I always refer to Psalm 34 for comfort: “The Lord is close to the brokenhearted and saves those who are crushed in spirit.” (Ps.34:18). This is not an ideological nor even a religious truth. Rather, it is simply truth. The scriptures say that we “are born to trouble as the sparks fly upward”(Job 5:7) and that “God knoweth our frame that it is dust” (Psalm 103:14). We are fragile, small, and easily broken. Yet we have deep down an intuitive homing instinct for Heaven. We know God exists and is as near as a feeble upward call. Because He lives we have hope.

To quote Psalm 34 again,” The eyes of the Lord are on the righteous, and his ears are attentive to their cry.”(v.15). There is genius in taking our burdens to the Lord and leaving them there, remembering the wisdom of the words, “In thee o Lord do I put my trust.”(Ps. 31:1).

July 09, 2025

As I write there is an ongoing search for missing children and adults in the aftermath of the horrific floods in Texas. We’re all shocked and saddened by the loss of life, especially the little girls who were swept away from their idyllic summer camp on the banks of the Guadalupe River.

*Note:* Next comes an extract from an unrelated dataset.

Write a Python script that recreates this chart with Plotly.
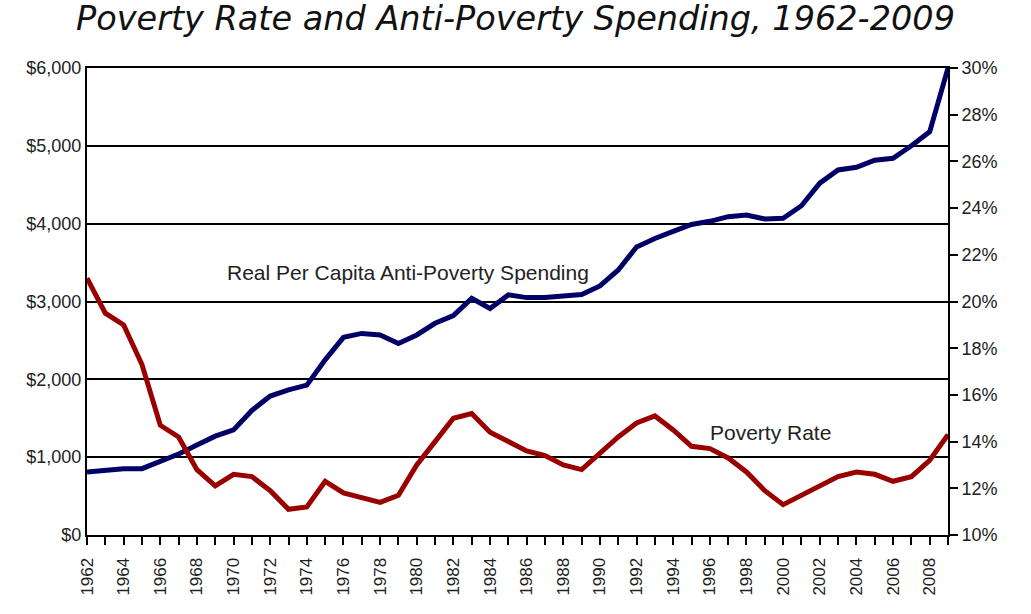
import plotly.graph_objects as go

# Dados
anos = list(range(1962, 2010))

gasto_per_capita = [
    810, 835, 850, 852, 940, 1040, 1155, 1270, 1350, 1600,
    1785, 1865, 1925, 2250, 2540, 2590, 2570, 2460, 2570, 2720,
    2820, 3040, 2910, 3085, 3050, 3050, 3070, 3090, 3200, 3405,
    3700, 3810, 3900, 3990, 4030, 4090, 4110, 4060, 4070, 4230,
    4520, 4690, 4725, 4815, 4840, 5000, 5180, 6000,
]

taxa_pobreza = [
    21.0, 19.5, 19.0, 17.3, 14.7, 14.2, 12.8, 12.1, 12.6, 12.5,
    11.9, 11.1, 11.2, 12.3, 11.8, 11.6, 11.4, 11.7, 13.0, 14.0,
    15.0, 15.2, 14.4, 14.0, 13.6, 13.4, 13.0, 12.8, 13.5, 14.2,
    14.8, 15.1, 14.5, 13.8, 13.7, 13.3, 12.7, 11.9, 11.3, 11.7,
    12.1, 12.5, 12.7, 12.6, 12.3, 12.5, 13.2, 14.3,
]

rotulos_anos = list(range(1962, 2010, 2))

fig = go.Figure()

fig.add_trace(go.Scatter(x=anos, y=gasto_per_capita, mode='lines',
                         line=dict(color='#000066', width=5), yaxis='y',
                         name='Real Per Capita Anti-Poverty Spending'))
fig.add_trace(go.Scatter(x=anos, y=taxa_pobreza, mode='lines',
                         line=dict(color='#990000', width=5), yaxis='y2',
                         name='Poverty Rate'))

fig.add_annotation(x=1979.5, y=3370, xref='x', yref='y', showarrow=False,
                   text='Real Per Capita Anti-Poverty Spending',
                   font=dict(size=21, color='#222222'))
fig.add_annotation(x=1999.3, y=1320, xref='x', yref='y', showarrow=False,
                   text='Poverty Rate', font=dict(size=21, color='#222222'))

fig.update_layout(
    width=1031, height=614,
    paper_bgcolor='white', plot_bgcolor='white',
    showlegend=False,
    font=dict(family='Liberation Sans, Arial, sans-serif', size=18, color='#222222'),
    title=dict(text='Poverty Rate and Anti-Poverty Spending, 1962-2009',
               x=0.5, xanchor='center', y=0.971, yanchor='middle',
               font=dict(family='DejaVu Sans', size=33.5, style='italic', color='#111111')),
    margin=dict(l=87, r=83, t=68, b=79),
    xaxis=dict(
        range=[1962, 2009], showgrid=False, zeroline=False, automargin=False,
        showline=True, linecolor='black', linewidth=2, mirror=True,
        tickvals=rotulos_anos, ticktext=[str(a) for a in rotulos_anos],
        tickangle=-90, ticks='outside', ticklen=8, tickwidth=2, tickcolor='black',
        tickfont=dict(size=17), ticklabelstandoff=6,
        minor=dict(dtick=1, tick0=1962, ticks='outside', ticklen=8,
                   tickwidth=2, tickcolor='black', showgrid=False),
    ),
    yaxis=dict(
        range=[0, 6000], dtick=1000, tickprefix='$', tickformat=',',
        showgrid=True, gridcolor='black', gridwidth=2, zeroline=False,
        showline=True, linecolor='black', linewidth=2, automargin=False,
        ticks='', tickfont=dict(size=18),
    ),
    yaxis2=dict(
        range=[10, 30], dtick=2, ticksuffix='%', overlaying='y', side='right',
        showgrid=False, zeroline=False, automargin=False,
        showline=True, linecolor='black', linewidth=2,
        ticks='outside', ticklen=8, tickwidth=2, tickcolor='black',
        tickfont=dict(size=18),
    ),
)

# remove a margem padrão do <body> para o gráfico encostar no canto da janela
fig.write_html('out.html', config={'displayModeBar': False},
               post_script="document.body.style.margin='0';")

It’s hard to comprehend how a river can rise 26 feet in only 45 minutes, from a meander to a torrent. It’s a grim reminder of the irresistible forces of nature that can suddenly overtake us.

At times like this there is the predictable call for “thoughts and prayers”. And rightly so. It’s an indication of the latent sense of our dependence on our Maker. I say latent because for many of us it is. We don’t call on God except when we’re in trouble.

Perhaps a better word would be “intuitive”. There’s an upward call in all of us because, in biblical terms, we’ve been made “in the image of God” and we have a homing instinct for heaven. In that sense we’re pilgrims with only a few moments to “strut and fret our hour upon the stage and then be heard no more”, as Shakespeare famously wrote.

This world is not our home.

So even as we pray for the bereaved Texan families our hearts look upward. Dear Lord have mercy.